Rows from a dataset of charts and code →
-------------------------
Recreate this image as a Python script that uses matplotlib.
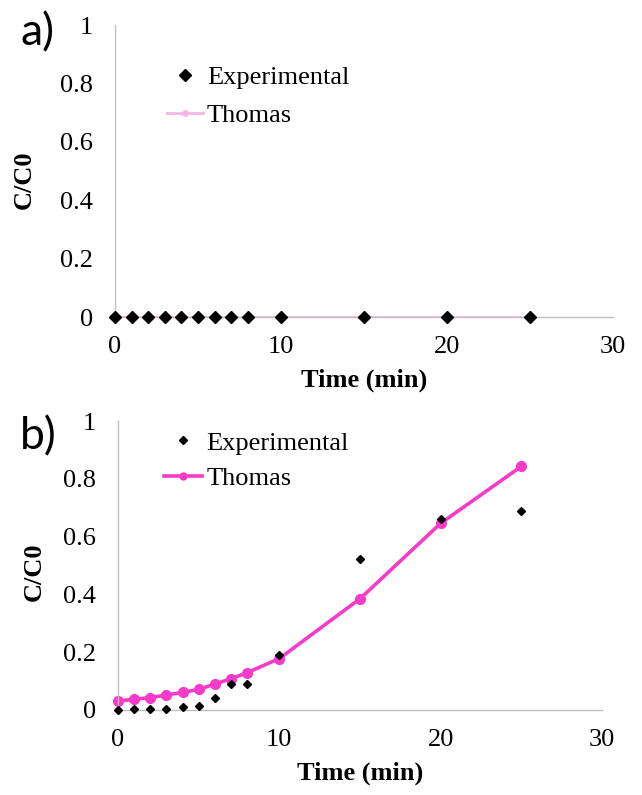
import matplotlib
matplotlib.use("Agg")
import matplotlib.pyplot as plt
from matplotlib.lines import Line2D

# ---- data ----
time_min = [0, 1, 2, 3, 4, 5, 6, 7, 8, 10, 15, 20, 25]
exp_a = [0, 0, 0, 0, 0, 0, 0, 0, 0, 0, 0, 0, 0]
thomas_a = [0, 0, 0, 0, 0, 0, 0, 0, 0, 0, 0, 0, 0]
exp_b = [0.0, 0.002, 0.002, 0.002, 0.009, 0.014, 0.04, 0.09, 0.09, 0.19, 0.521, 0.661, 0.687]
thomas_b = [0.031, 0.037, 0.043, 0.052, 0.061, 0.071, 0.09, 0.108, 0.129, 0.178, 0.385, 0.646, 0.843]
x_ticks = [0, 10, 20, 30]
y_ticks = [0, 0.2, 0.4, 0.6, 0.8, 1]
y_tick_labels = ["0", "0.2", "0.4", "0.6", "0.8", "1"]

W, H = 642, 795
fig = plt.figure(figsize=(W / 100, H / 100), dpi=100)
serif = "Liberation Serif"
tick_fs = 19
lab_fs = 19
leg_fs = 19
gray = "#BFBFBF"
pink_light = "#F5B5E3"
magenta = "#F53BC8"


def ax_px(x0, x30, y0, y1):
    return [x0 / W, 1 - y0 / H, (x30 - x0) / W, (y0 - y1) / H]


def style(ax, ylab_x, ylab_y):
    ax.set_xlim(0, 30)
    ax.set_ylim(0, 1)
    ax.set_xticks(x_ticks)
    ax.set_xticklabels([str(t) for t in x_ticks], fontfamily=serif, fontsize=tick_fs)
    ax.set_yticks(y_ticks)
    ax.set_yticklabels(y_tick_labels, fontfamily=serif, fontsize=tick_fs)
    ax.tick_params(axis="both", length=0)
    ax.tick_params(axis="y", pad=16)
    ax.tick_params(axis="x", pad=14)
    for s in ["top", "right"]:
        ax.spines[s].set_visible(False)
    for s in ["left", "bottom"]:
        ax.spines[s].set_color(gray)
        ax.spines[s].set_linewidth(1.0)
    ax.set_xlabel("Time (min)", fontfamily=serif, fontsize=lab_fs, fontweight="bold", labelpad=7)
    ax.set_ylabel("C/C0", fontfamily=serif, fontsize=lab_fs, fontweight="bold")
    ax.yaxis.set_label_coords(ylab_x, ylab_y)
    ax.patch.set_alpha(0)


# ---- panel a ----
axa = fig.add_axes(ax_px(115, 613, 317, 25))
axa.plot(time_min, thomas_a, color=pink_light, lw=2.0, marker="o", ms=4, zorder=2)
axa.plot(time_min, exp_a, linestyle="none", marker="D", color="black", ms=6.5, zorder=3, clip_on=False)
style(axa, -0.16, 0.47)
ha = [Line2D([], [], linestyle="none", marker="D", color="black", ms=6.5),
      Line2D([], [], color=pink_light, lw=2.0, marker="o", ms=4)]
axa.legend(ha, ["Experimental", "Thomas"], loc="upper left", bbox_to_anchor=(0.105, 0.86),
           frameon=False, borderpad=0, borderaxespad=0, handlelength=1.35, handletextpad=0.15,
           labelspacing=0.55, prop={"family": serif, "size": leg_fs})

# ---- panel b ----
axb = fig.add_axes(ax_px(118, 602, 710, 421))
axb.plot(time_min, thomas_b, color=magenta, lw=2.6, marker="o", ms=7, zorder=2, clip_on=False)
axb.plot(time_min, exp_b, linestyle="none", marker="D", color="black", ms=4.2, zorder=3, clip_on=False)
style(axb, -0.15, 0.48)
hb = [Line2D([], [], linestyle="none", marker="D", color="black", ms=4.2),
      Line2D([], [], color=magenta, lw=2.6, marker="o", ms=5)]
axb.legend(hb, ["Experimental", "Thomas"], loc="upper left", bbox_to_anchor=(0.095, 0.965),
           frameon=False, borderpad=0, borderaxespad=0, handlelength=1.45, handletextpad=0.15,
           labelspacing=0.45, prop={"family": serif, "size": leg_fs})

# ---- panel labels ----
fig.text(20 / W, 1 - 33 / H, "a)", fontfamily="Lato", fontsize=32, ha="left", va="center")
fig.text(20 / W, 1 - 437 / H, "b)", fontfamily="Lato", fontsize=32, ha="left", va="center")

fig.savefig("out.png", dpi=100)
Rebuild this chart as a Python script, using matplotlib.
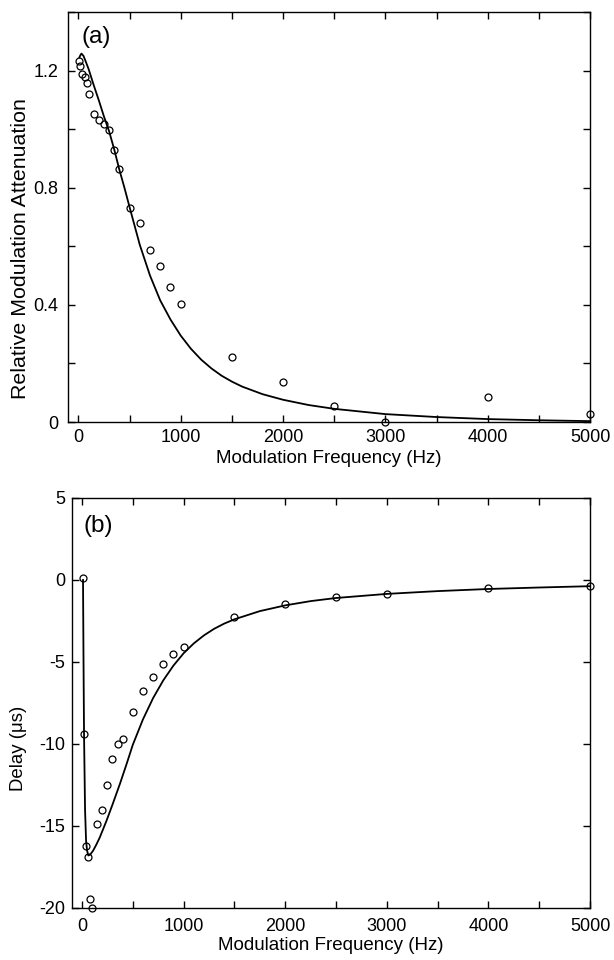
import matplotlib
matplotlib.use("Agg")
import matplotlib.pyplot as plt
from matplotlib.ticker import MultipleLocator, FuncFormatter

plt.rcParams['font.family'] = ['Liberation Sans', 'DejaVu Sans']

# ---- data ----
freq = [10, 20, 40, 60, 80, 100, 150, 200, 250, 300, 350, 400, 500, 600,
        700, 800, 900, 1000, 1500, 2000, 2500, 3000, 4000, 5000]
atten = [1.234, 1.217, 1.187, 1.178, 1.157, 1.121, 1.053, 1.030, 1.019,
         0.998, 0.928, 0.865, 0.732, 0.679, 0.589, 0.532, 0.460, 0.403,
         0.221, 0.137, 0.055, 0.001, 0.086, 0.026]
delay = [0.1, -9.4, -16.2, -16.9, -19.45, -20.0, -14.9, -14.05, -12.5,
         -10.9, -10.0, -9.7, -8.05, -6.8, -5.9, -5.1, -4.5, -4.1,
         -2.23, -1.45, -1.05, -0.87, -0.5, -0.38]

fit_freq_a = [10, 20, 30, 50, 75, 100, 150, 200, 250, 300, 350, 400, 450,
              500, 600, 700, 800, 900, 1000, 1100, 1200, 1300, 1400, 1500,
              1600, 1800, 2000, 2250, 2500, 3000, 3500, 4000, 4500, 5000]
fit_atten = [1.245, 1.253, 1.258, 1.250, 1.228, 1.205, 1.150, 1.098, 1.043,
             0.993, 0.931, 0.862, 0.800, 0.734, 0.605, 0.500, 0.415, 0.350,
             0.295, 0.250, 0.213, 0.183, 0.158, 0.138, 0.121, 0.095, 0.076,
             0.058, 0.045, 0.027, 0.017, 0.010, 0.006, 0.003]

fit_freq_b = [10, 15, 20, 30, 40, 50, 62, 80, 110, 140, 175, 240, 300, 375,
              440, 500, 600, 700, 800, 900, 1000, 1100, 1200, 1300, 1400,
              1500, 1750, 2000, 2250, 2500, 3000, 3500, 4000, 4500, 5000]
fit_delay = [0.0, -5.0, -9.4, -14.0, -15.9, -16.5, -16.8, -16.75, -16.5,
             -16.15, -15.7, -14.7, -13.7, -12.4, -11.2, -10.05, -8.5, -7.2,
             -6.12, -5.22, -4.47, -3.87, -3.38, -2.98, -2.66, -2.40, -1.90,
             -1.55, -1.29, -1.10, -0.85, -0.68, -0.55, -0.46, -0.38]

FS = 13
fig = plt.figure(figsize=(6.14, 9.6), dpi=100)
ax1 = fig.add_axes([0.111, 0.5604, 0.850, 0.4271])
ax2 = fig.add_axes([0.117, 0.0542, 0.844, 0.4271])

def fmt(v, pos):
    if abs(v) < 1e-9:
        return "0"
    return ("%g" % v)

for ax in (ax1, ax2):
    ax.tick_params(which='both', direction='in', top=True, right=True,
                   length=5, width=1.0, labelsize=FS, pad=5)
    for s in ax.spines.values():
        s.set_linewidth(1.0)
    ax.xaxis.set_major_locator(MultipleLocator(1000))
    ax.xaxis.set_minor_locator(MultipleLocator(500))
    ax.set_xlim(-100, 5000)

ax1.tick_params(axis='y', pad=7)
ax2.tick_params(axis='x', pad=7)
ax1.set_xlabel("Modulation Frequency (Hz)", fontsize=13.5, labelpad=3)
ax2.set_xlabel("Modulation Frequency (Hz)", fontsize=13.5, labelpad=2)

ax1.plot(fit_freq_a, fit_atten, color='black', lw=1.3)
ax1.plot(freq, atten, 'o', mfc='none', mec='black', ms=5, mew=0.9,
         clip_on=False, zorder=3)
ax1.set_ylim(0, 1.4)
ax1.yaxis.set_major_locator(MultipleLocator(0.4))
ax1.yaxis.set_minor_locator(MultipleLocator(0.2))
ax1.yaxis.set_major_formatter(FuncFormatter(fmt))
ax1.set_ylabel("Relative Modulation Attenuation", fontsize=15.4)
ax1.yaxis.set_label_coords(-0.074, 0.422)
ax1.text(0.025, 0.966, "(a)", transform=ax1.transAxes, fontsize=17.5,
         ha='left', va='top')

ax2.plot(fit_freq_b, fit_delay, color='black', lw=1.3)
ax2.plot(freq, delay, 'o', mfc='none', mec='black', ms=5, mew=0.9,
         clip_on=False, zorder=3)
ax2.set_ylim(-20, 5)
ax2.yaxis.set_major_locator(MultipleLocator(5))
ax2.yaxis.set_major_formatter(FuncFormatter(fmt))
ax2.set_ylabel("Delay (\u03bcs)", fontsize=13.4)
ax2.yaxis.set_label_coords(-0.087, 0.39)
ax2.text(0.023, 0.9585, "(b)", transform=ax2.transAxes, fontsize=17.5,
         ha='left', va='top')

fig.savefig("out.png", dpi=100)
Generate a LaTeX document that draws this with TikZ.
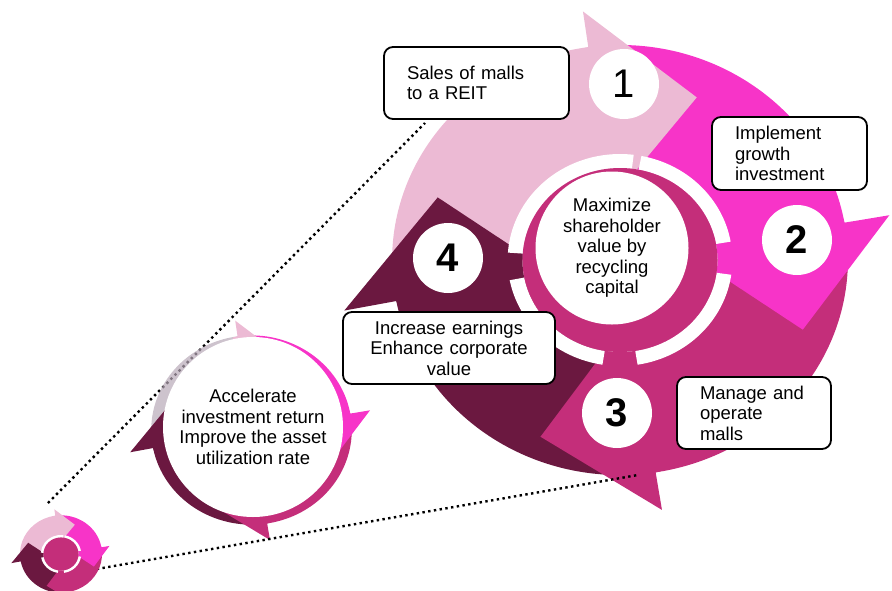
\documentclass[tikz,border=0pt]{standalone}
\usepackage{fontspec}
\setmainfont{Liberation Sans}

\definecolor{blush}{RGB}{236,186,212}
\definecolor{fuchsia}{RGB}{247,52,200}
\definecolor{berry}{RGB}{196,46,122}
\definecolor{plum}{RGB}{107,24,64}
\definecolor{haze}{RGB}{184,169,184}

\newcommand{\lblfont}{\fontsize{18.5}{20.5}\selectfont}

% Four-arrow recycling wheel, drawn around (0,0) with y pointing up
\newcommand{\recyclewheel}{%
  % arrow bodies
  \path[bandone] (176:92) -- (191:215) arc[start angle=191,end angle=98,radius=215]
    -- (80:92) arc[start angle=80,end angle=176,radius=92] -- cycle;
  \path[bandtwo] (80:92) -- (98:215) arc[start angle=98,end angle=10,radius=215]
    -- (-8:92) arc[start angle=-8,end angle=80,radius=92] -- cycle;
  \path[bandthree] (-8:92) -- (10:215) arc[start angle=10,end angle=-81,radius=215]
    -- (-99:92) arc[start angle=-99,end angle=-8,radius=92] -- cycle;
  \path[bandfour] (-99:92) -- (-81:215) arc[start angle=-81,end angle=-169,radius=215]
    -- (-184:92) arc[start angle=-184,end angle=-99,radius=92] -- cycle;
  % arrow heads (each reaches a little back into its own body)
  \path[headone] (84:92) -- (101:214) -- (98:215) -- (98:251) -- (66:178) -- (80:92) -- cycle;
  \path[headtwo] (-4:92) -- (13:214) -- (10:215) -- (10:258) -- (-22:186) -- (-8:92) -- cycle;
  \path[headthree] (-95:92) -- (-78:214) -- (-81:215) -- (-81:253) -- (-113:192) -- (-99:92) -- cycle;
  \path[headfour] (180:92) -- (194:214) -- (191:215) -- (191:265) -- (160:183) -- (176:92) -- cycle;
  % broken white ring and hub
  \foreach \a/\b in {10/79, 83/176, 191/261, 279/352}
    \path[fill=white] (\a:106) arc[start angle=\a,end angle=\b,radius=106]
      -- (\b:92) arc[start angle=\b,end angle=\a,radius=92] -- cycle;
  \path[fill=berry] (0,0) circle[radius=92];
}

\begin{document}
\begin{tikzpicture}[x=1pt,y=-1pt,
  bandone/.style={fill=blush}, headone/.style={fill=blush},
  bandtwo/.style={fill=fuchsia}, headtwo/.style={fill=fuchsia},
  bandthree/.style={fill=berry}, headthree/.style={fill=berry},
  bandfour/.style={fill=plum}, headfour/.style={fill=plum},
  zoomline/.style={line width=2.4pt, dash pattern=on 2.4pt off 3.4pt, black},
  callout/.style={draw=black, line width=1.8pt, fill=white, rounded corners=9pt,
    inner xsep=23pt, inner ysep=0pt, minimum height=72pt, font=\lblfont},
  numdisk/.style={circle, fill=white, minimum size=70pt, inner sep=0pt,
    font=\fontsize{40}{40}\selectfont},
  hub/.style={circle, fill=white, inner sep=0pt, align=center, font=\lblfont}]

\useasboundingbox (0,0) rectangle (892,590);
\clip (0,0) rectangle (892,590);

% large wheel
\begin{scope}[shift={(620,260)}, yscale=-1, xscale=1.06]
  \recyclewheel
\end{scope}

% zoom guide lines: end points
\coordinate (tipA) at (48,503);
\coordinate (endA) at (425,123);
\coordinate (tipB) at (91,570);
\coordinate (endB) at (638,475);

\draw[zoomline] (tipA) -- (endA);

% middle wheel
\begin{scope}[shift={(251.5,430)}, yscale=-1, scale=0.44, xscale=1.06,
    bandone/.style={fill=haze, fill opacity=0.7}]
  \recyclewheel
\end{scope}
\node[hub, minimum size=180pt] (payoff) at (253,427)
  {Accelerate\\investment return\\Improve the asset\\utilization rate};

\draw[zoomline] (tipB) -- (endB);

% small wheel
\begin{scope}[shift={(61,554)}, yscale=-1, scale=0.18, xscale=1.06]
  \recyclewheel
\end{scope}

% centre of the large wheel
\node[hub, minimum size=153pt] (core) at (612,248)
  {Maximize\\shareholder\\value by\\recycling\\capital};

% step numbers
\node[numdisk] (n1) at (624,84) {1};
\node[numdisk, font=\fontsize{40}{40}\selectfont\bfseries] (n2) at (797,240) {2};
\node[numdisk, font=\fontsize{40}{40}\selectfont\bfseries] (n3) at (617,413) {3};
\node[numdisk, font=\fontsize{40}{40}\selectfont\bfseries] (n4) at (448,258) {4};

% step captions
\node[callout, text width=139pt, align=left] (sale) at (476.5,83)
  {Sales of malls\\to a REIT};
\node[callout, text width=109pt, align=left, minimum height=73pt] (grow) at (789.5,153.5)
  {Implement\\growth\\investment};
\node[callout, text width=166pt, align=center] (earn) at (449,348)
  {Increase earnings\\Enhance corporate\\value};
\node[callout, text width=108pt, align=left] (run) at (754,413)
  {Manage and\\operate\\malls};

\end{tikzpicture}
\end{document}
-------------------------
TASK DESCRIPTION → Between the line with "Rebuild this chart" and the line with "plt.rcParams['font.family'] = ['Liberation", ends included, lies the span to copy exactly; copy nothing else and leave out the pictures.

ANSWER →
Rebuild this chart as a Python script, using matplotlib.
import matplotlib
matplotlib.use("Agg")
import matplotlib.pyplot as plt
from matplotlib.ticker import MultipleLocator, FuncFormatter

plt.rcParams['font.family'] = ['Liberation Sans', 'DejaVu Sans']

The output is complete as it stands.